In the film version, Nina feels isolated because of the supposed lack of a Latino “community” at Stanford, which screenwriter Quiara Alegría Hudes describes as a “predominantly white space” in a comment quoted in the Los Angeles Times. Hudes reimagined the character of Nina for the film, the Times piece notes, after having “observed the national conversation about microaggressions at schools.” This is a genuine concession to the reactionary race-and-gender obsession of the upper middle class. As is Miranda’s response to criticisms that In the Heights features “dark-skinned Afro-Latinos in background and dance scenes but not in main roles” (CNN). He apologized for the latter, asserting that in “trying to paint a mosaic of this community, we fell short … I’m truly sorry.” The identity politics industry is insatiable and its demands relentless.

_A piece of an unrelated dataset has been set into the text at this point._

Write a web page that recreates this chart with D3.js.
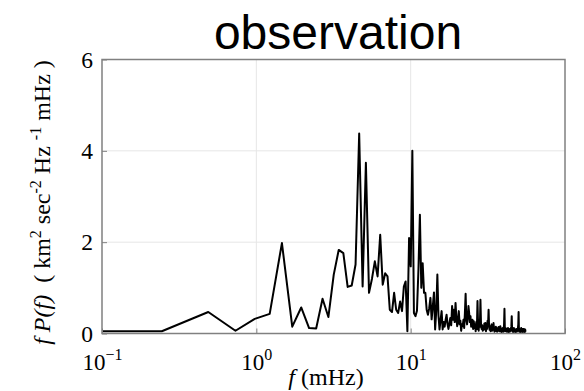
<!DOCTYPE html>
<html>
<head>
<meta charset="utf-8">
<script src="https://cdn.jsdelivr.net/npm/d3@7"></script>
<style>
  body { margin: 0; background: #fff; }
  svg { display: block; }
</style>
</head>
<body>
<svg id="chart" width="584" height="391"></svg>
<script>
// ---- data -------------------------------------------------------------
const chartTitle = "observation";
const xTickExponents = [-1, 0, 1, 2];       // decades on the frequency axis
const yTickValues = [0, 2, 4, 6];
const xGridExponents = [0, 1];
const yGridValues = [2, 4];

// spectrum sampled every df (mHz); first sample sits at the left axis limit
const df = 0.244140625;
const leftEdgeSample = { f: 0.1, p: 0.05 };
const power = [
  0.05, 0.47, 0.06, 0.32, 0.43, 1.98, 0.15, 0.57, 0.12, 0.11,   // k 1-10
  0.76, 0.36, 1.29, 1.83, 1.76, 1.02, 1.05, 1.51, 4.38, 1.03,   // 11-20
  3.74, 0.89, 1.20, 1.58, 1.25, 2.16, 1.07, 1.32, 1.25, 0.52,   // 21-30
  0.47, 0.89, 0.52, 0.45, 0.70, 0.49, 1.03, 1.14, 0.05, 2.09,   // 31-40
  1.47, 4.00, 0.45, 0.38, 0.50, 1.40, 2.60, 1.00, 1.54, 0.89,   // 41-50
  0.89, 0.52, 0.41, 0.55, 0.78, 0.31, 0.60, 0.90, 0.09, 0.50,   // 51-60
  1.29, 0.40, 0.09, 0.30, 0.49, 0.09, 0.25, 0.15, 0.30, 0.41,   // 61-70
  0.20, 0.10, 0.22, 0.34, 0.18, 0.60, 0.30, 0.52, 0.25, 0.67,   // 71-80
  0.35, 0.16, 0.30, 0.49, 0.20, 0.28, 0.06, 0.20, 0.16, 0.30,   // 81-90
  0.12, 0.45, 0.87, 0.30, 0.20, 0.35, 0.60, 0.45, 0.25, 0.38,   // 91-100
  0.15, 0.16, 0.30, 0.10, 0.27, 0.12, 0.20, 0.05, 0.25, 0.10,   // 101-110
  0.71, 0.20, 0.06, 0.30, 0.15, 0.74, 0.20, 0.10, 0.18, 0.06,   // 111-120
  0.15, 0.08, 0.22, 0.10, 0.23, 0.05, 0.15, 0.10, 0.28, 0.20,   // 121-130
  0.52, 0.15, 0.08, 0.16, 0.05, 0.12, 0.20, 0.06, 0.14, 0.08,   // 131-140
  0.23, 0.10, 0.04, 0.12, 0.07, 0.15, 0.05, 0.10, 0.04, 0.12,   // 141-150
  0.06, 0.14, 0.08, 0.05, 0.10, 0.16, 0.05, 0.09, 0.03, 0.11,   // 151-160
  0.06, 0.12, 0.04, 0.08, 0.20, 0.54, 0.10, 0.05, 0.12, 0.06,   // 161-170
  0.10, 0.04, 0.09, 0.05, 0.12, 0.03, 0.08, 0.05, 0.10, 0.04,   // 171-180
  0.09, 0.06, 0.12, 0.15, 0.38, 0.08, 0.05, 0.10, 0.03, 0.08,   // 181-190
  0.12, 0.04, 0.10, 0.06, 0.09, 0.03, 0.07, 0.05, 0.10, 0.04,   // 191-200
  0.08, 0.06, 0.12, 0.20, 0.47, 0.08, 0.04, 0.10, 0.05, 0.09,   // 201-210
  0.03, 0.07, 0.12, 0.04, 0.08, 0.05, 0.10, 0.03, 0.07, 0.09,   // 211-220
  0.04, 0.10, 0.05, 0.08, 0.03, 0.09, 0.05, 0.06                // 221-228
];

// ---- layout -----------------------------------------------------------
const svg = d3.select("#chart");
const plot = { left: 102, right: 565, top: 59.5, bottom: 333.5 };
const serif = "'Liberation Serif', 'Times New Roman', serif";
const sans = "'Liberation Sans', Arial, Helvetica, sans-serif";

const x = d3.scaleLog().domain([0.1, 100]).range([plot.left, plot.right]);
const y = d3.scaleLinear().domain([0, 6]).range([plot.bottom, plot.top]);

const series = [leftEdgeSample].concat(power.map((p, i) => ({ f: (i + 1) * df, p })));

// grid
const grid = svg.append("g").attr("stroke", "#e6e6e6").attr("stroke-width", 1);
grid.selectAll("line.gx").data(xGridExponents).join("line")
  .attr("x1", d => x(Math.pow(10, d))).attr("x2", d => x(Math.pow(10, d)))
  .attr("y1", plot.top).attr("y2", plot.bottom);
grid.selectAll("line.gy").data(yGridValues).join("line")
  .attr("x1", plot.left).attr("x2", plot.right)
  .attr("y1", d => y(d)).attr("y2", d => y(d));

// spectrum line
svg.append("path")
  .datum(series)
  .attr("fill", "none")
  .attr("stroke", "#000")
  .attr("stroke-width", 2)
  .attr("stroke-linejoin", "round")
  .attr("d", d3.line().x(d => x(d.f)).y(d => y(d.p)));

// axes
const xAxis = d3.axisBottom(x)
  .tickValues(xTickExponents.map(e => Math.pow(10, e)))
  .tickSize(-5).tickPadding(0);
const gx = svg.append("g").attr("transform", `translate(0,${plot.bottom})`).call(xAxis);
gx.select(".domain").remove();
gx.selectAll(".tick line").attr("stroke", "#808080");
gx.selectAll(".tick text").each(function (d) {
  const t = d3.select(this);
  const e = Math.round(Math.log10(d));
  t.text(null).attr("y", 36.5).attr("dy", null)
    .attr("font-family", serif).attr("font-size", 23).attr("fill", "#000");
  t.append("tspan").text("10");
  t.append("tspan").attr("dy", -10).attr("font-size", 16)
    .text(e < 0 ? "\u2212" + Math.abs(e) : String(e));
});

const yAxis = d3.axisLeft(y).tickValues(yTickValues).tickSize(-5).tickPadding(9)
  .tickFormat(d3.format("d"));
const gy = svg.append("g").attr("transform", `translate(${plot.left},0)`).call(yAxis);
gy.select(".domain").remove();
gy.selectAll(".tick line").attr("stroke", "#808080");
gy.selectAll(".tick text")
  .attr("font-family", serif).attr("font-size", 23.5).attr("fill", "#000");

// frame
svg.append("rect")
  .attr("x", plot.left).attr("y", plot.top)
  .attr("width", plot.right - plot.left).attr("height", plot.bottom - plot.top)
  .attr("fill", "none").attr("stroke", "#808080").attr("stroke-width", 1.5);

// title
svg.append("text")
  .attr("x", 338).attr("y", 49)
  .attr("text-anchor", "middle")
  .attr("font-family", sans).attr("font-size", 48).attr("fill", "#000")
  .text(chartTitle);

// x label
const xl = svg.append("text")
  .attr("x", 326).attr("y", 385)
  .attr("text-anchor", "middle")
  .attr("font-family", serif).attr("font-size", 24).attr("fill", "#000");
xl.append("tspan").attr("font-style", "italic").text("f");
xl.append("tspan").text(" (mHz)");

// y label
const yl = svg.append("text")
  .attr("transform", "translate(50,202.5) rotate(-90)")
  .attr("text-anchor", "middle")
  .attr("font-family", serif).attr("font-size", 24).attr("fill", "#000");
yl.append("tspan").attr("font-style", "italic").text("f P(f)");
yl.append("tspan").text("\u00a0\u00a0( km");
yl.append("tspan").attr("dy", -9).attr("font-size", 16).text("2");
yl.append("tspan").attr("dy", 9).text(" sec");
yl.append("tspan").attr("dy", -9).attr("font-size", 16).text("-2");
yl.append("tspan").attr("dy", 9).text(" Hz ");
yl.append("tspan").attr("dy", -9).attr("font-size", 16).text("-1");
yl.append("tspan").attr("dy", 9).text(" mHz )");
</script>
</body>
</html>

On the other hand, the decision to make Sonny an undocumented student is a positive story revision, although it’s not developed with a great deal of depth. Miranda told the Los Angeles Times that he hopes this new plot thread “puts a humanizing face on undocumented folks in the United States.”
With so much of American cinema dominated by lifeless fantasy worlds, it’s refreshing to see a new film about a city block populated by characters who resemble human beings. But we should not mark films “on the curve” that take one step forward and two steps back.